Leaving the scene of an accident would seem like a fairly easy charge for the state to prove. However, it can be difficult depending on the circumstances of the crash and when and how the alleged suspect is caught. In a recent case near Jacksonville, Florida, the defendant hit a person late at night who was standing in the middle of the road on a major highway. The victim was dark skinned and wearing dark clothing. The defendant hit the victim and kept driving. Other potential witnesses saw the crash but were not clear as to how it happened and which vehicle hit the victim because the area was so dark and the victim was hard to see. As for the defendant, he testified that he thought something fell off a truck and hit his vehicle. He did not believe he actually hit a person because he did not expect there to be a person in the middle of the road on a major highway and he never saw anyone. The next day, he checked the damage to his vehicle and saw hair and blood. At that point, he called the police and turned himself in.

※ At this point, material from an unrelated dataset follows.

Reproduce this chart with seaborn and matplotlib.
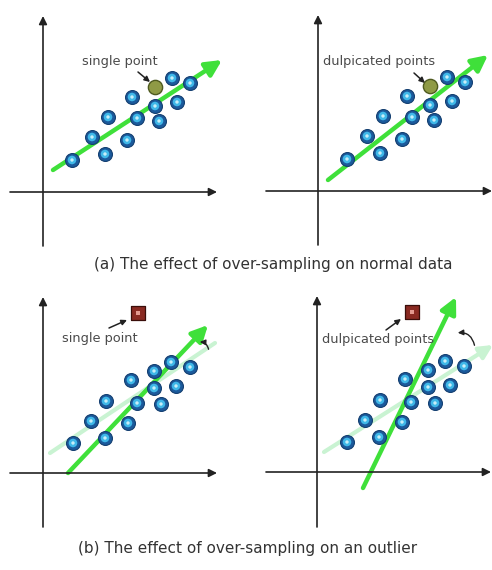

His conviction for leaving the scene of an accident with a death was ultimately reversed. The state was able to prove that he hit the victim and left the scene, but the state could not prove that the defendant knew he hit a person. It seems obvious and it is in most cases, but the state does have to establish the defendant knew he hit an actual person to convict him of this crime. In this case, because it was dark, the crash occurred in a place where pedestrians are very rare, other witnesses were unclear about the nature of the crash and the state did not have any specific evidence to prove the defendant’s knowledge, the state did not meet its burden of proof on this case. The defendant’s explanation that he did not know he hit a person was plausible so he was not guilty of the hit and run crime.